My actual function is this

function smoother(F::Matrix{RT},
G::Matrix{RT},
a::Vector{Vector{RT}},
R::Vector{Symmetric{RT}},
m::Vector{Vector{RT}},
C::Vector{Symmetric{RT}}) where {RT <: Real}
n, p = dlm_dimension(F, G)
T = size(R, 1)
s = Vector{Vector{RT}}(undef, T)
S = Vector{Symmetric{RT}}(undef, T)
s[T] = m[T]
S[T] = C[T]
for t = T-1:-1:1
B = C[t] * G' * inv(R[t+1])
s[t] = m[t] + B * (s[t+1] - a[t+1])
S[t] = C[t] - Symmetric(B * (R[t+1] - S[t+1]) * B')
end
return s, S
end

As it is, it doesn’t work because it complains RT is undefined.
If I change the Vector{Symmetric{RT}} into Vector{Symmetric{Float64}} the problem disappears. I am in fact calling it with filled up parameters (not undef as the previous mwe).

I think the fact that it’s possible for T to be undefined even though dispatch selects the method stems from https://github.com/JuliaLang/julia/pull/23117, but I don’t quite understand why T should be undefined in this case.

But what’s the reason that it shouldn’t work for Vector{Symmetric{Float64}}(undef, 1), or e.g.

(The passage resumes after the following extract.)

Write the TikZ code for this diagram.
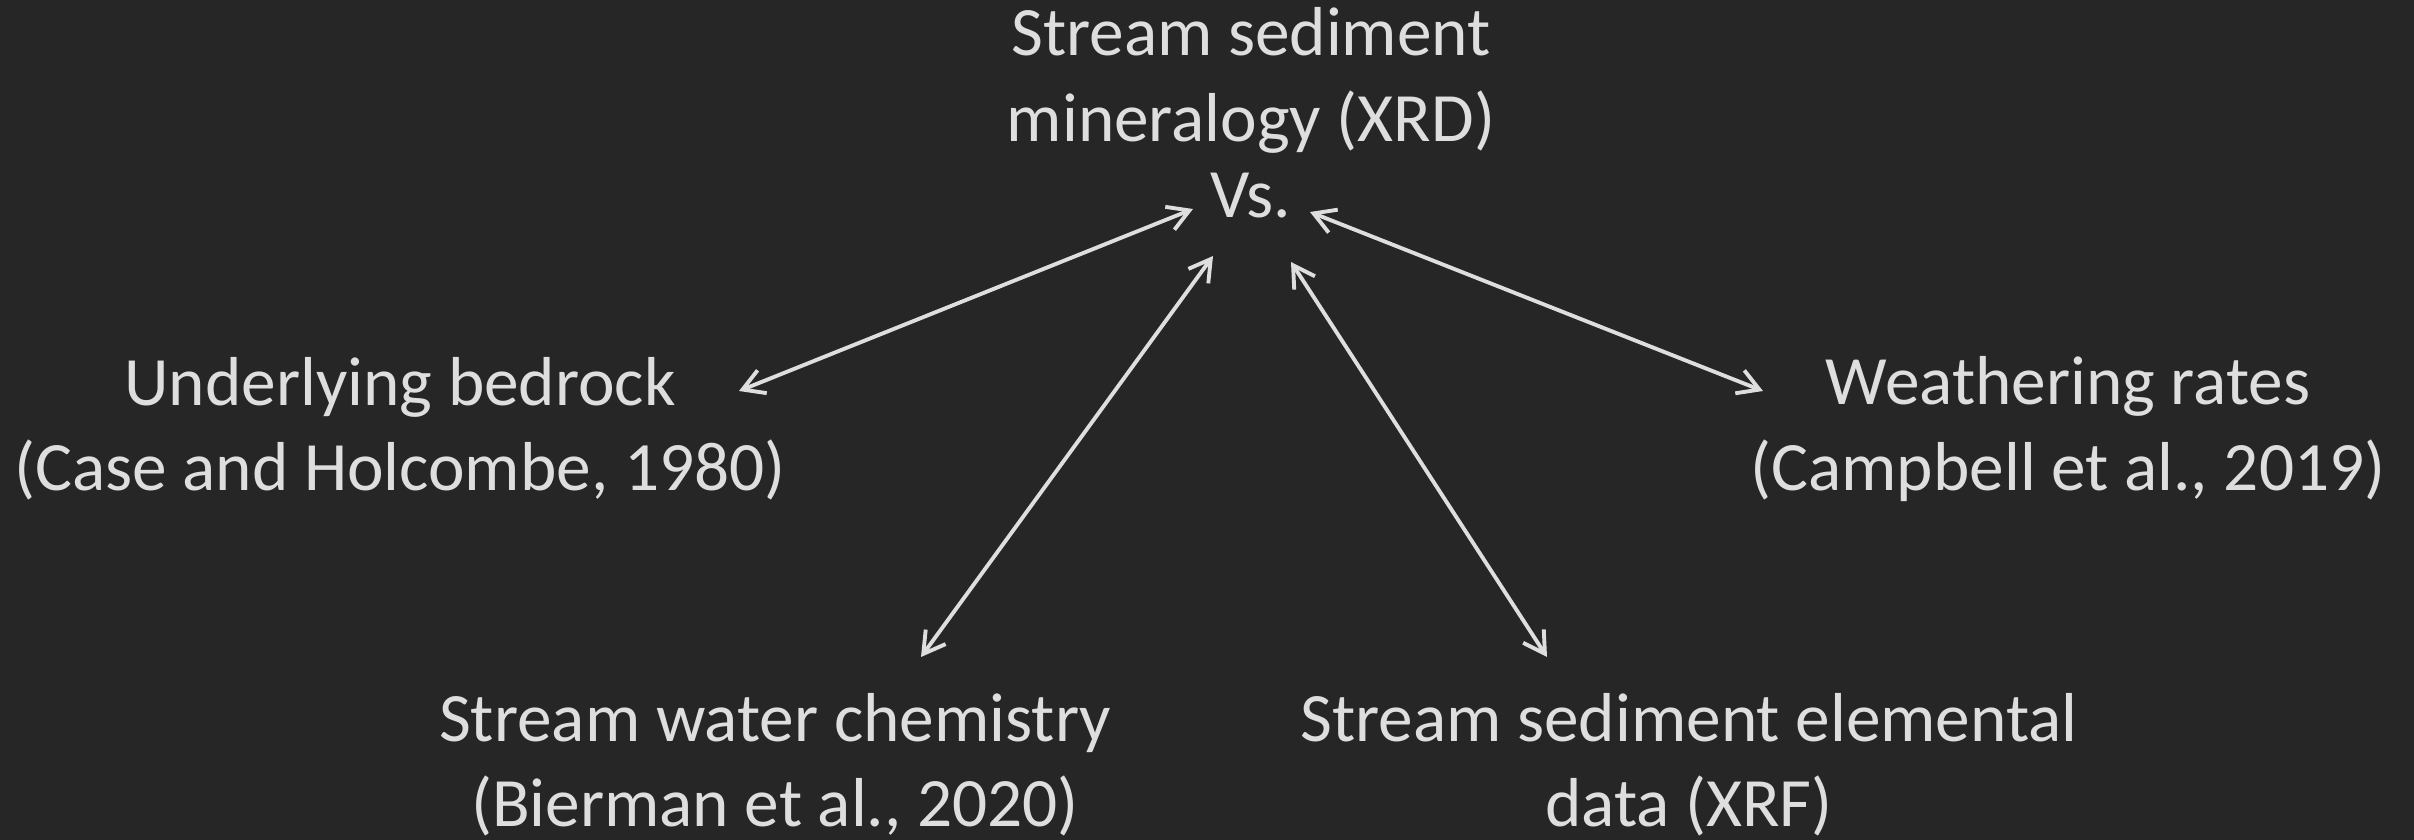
\documentclass[tikz,border=0pt]{standalone}
\usepackage{fontspec}
\setmainfont{Carlito}
\usetikzlibrary{arrows.meta}
\definecolor{bg}{RGB}{38,38,39}
\definecolor{fg}{RGB}{222,222,222}
\tikzset{
  lbl/.style={text=fg, align=center, inner sep=0pt,
    font=\fontsize{19.7pt}{24.3pt}\selectfont},
  barb/.tip={Straight Barb[length=6pt,width=7pt,line width=1.1pt]},
  link/.style={draw=fg, line width=1.1pt, barb-barb}
}
\begin{document}
\begin{tikzpicture}[x=0.01cm,y=-0.01cm]
\fill[bg] (0,0) rectangle (2414,840);
\useasboundingbox (0,0) rectangle (2414,840);
\node[lbl] (top) at (1251,113) {Stream sediment\\mineralogy (XRD)\\[-2.5pt]Vs.};
\node[lbl] (bed) at (400,429) {Underlying bedrock\\(Case and Holcombe, 1980)};
\node[lbl] (wea) at (2068,429) {Weathering rates\\(Campbell et al., 2019)};
\node[lbl] (wat) at (775,765) {Stream water chemistry\\(Bierman et al., 2020)};
\node[lbl] (ele) at (1689,765) {Stream sediment elemental\\data (XRF)};
\coordinate (bedE) at (739,391);
\coordinate (topA) at (1193,209);
\coordinate (watE) at (921,657);
\coordinate (topB) at (1213,256);
\coordinate (eleE) at (1547,657);
\coordinate (topC) at (1291,262);
\coordinate (weaE) at (1763,391);
\coordinate (topD) at (1310,212);
\draw[link] (bedE) -- (topA);
\draw[link] (watE) -- (topB);
\draw[link] (eleE) -- (topC);
\draw[link] (weaE) -- (topD);
\end{tikzpicture}
\end{document}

Symmetric{Float64}[Symmetric(rand(3, 3))], a perfectly valid use case?

Hey @tkoolen, an interesting thing for me is that in my actual example (see post above yours), even though RT is undefined at runtime, I cannot 'compile a function that has the line

RT = typeof(F[1])

because it complains of conflict with the type parameter

Although this appears to be an interesting corner case (at least to me), in your production code you should probably stop doing stuff like

S = Vector{Symmetric{RT}}(undef, T)

for performance reasons. Note that something like Vector{Symmetric{Float64}} is not a concrete type (it’s a UnionAll); Symmetric has a second type parameter. As a result, you’re incurring a performance cost due to dynamic dispatch any time you touch S. Additionally, your function only accepts stuff like Vector{Symmetric{Float64}}(undef, 1) (a Vector with non-concrete element type), not e.g. [Symmetric(rand(3, 3))] (which does have concrete element type). So you’re inconveniencing callers of the function by forcing them to use a suboptimal storage type, which can be fixed by doing what @Raf proposed in Cannot use parametric type within function body. Once that’s done, you could just use S = similar(C, T) to simultaneously clean up the code and fix the non-concrete element type issue for S.

I’m no type-system expert, but to me it still kind of seems like a bug, e.g. in OPs first example, how can T simultaneously be undefined but also have been verified to be T<:Real ?

I agree, or at least I don’t understand why this would have to be the case. Not sure if your earlier unwrap_unionall post is exactly related though. Another related paradoxical corner case is https://github.com/JuliaLang/julia/issues/29788, but it doesn’t seem the case in the OP is an exact duplicate of that either. Specifically, in this case there does appear to be a unique correct value for T.

I’m not sure why they don’t both work, I agree it seems like a bug. There is a correct, know value for T here and S being parametric shouldn’t affect that.

Edit: the original example doesn’t work because you need the <: subtype operator when the contained type is parametric, as you are not matching any specific types, but some Symmetric{T,S} from all the possible Symmetric{T,S}. Or something like that.

After some private help from @tkoolen and as pointed out by @Raf in the post above, the problem lied with the fact that Symmetric has two parameters.

Upon using Symmetric{RT, Matrix{RT}}everywhere I was previously using just the Symmetric{RT}, not only did the type instabilities (shown by @code_warntype in my previous function) go away but this change allowed me to access the value of RT within the function body.

This means that the instability on the second type from Symmetric was not allowing the access on the parametric type RT.

This was quite a ride and I want to thank everyone for being so helpful!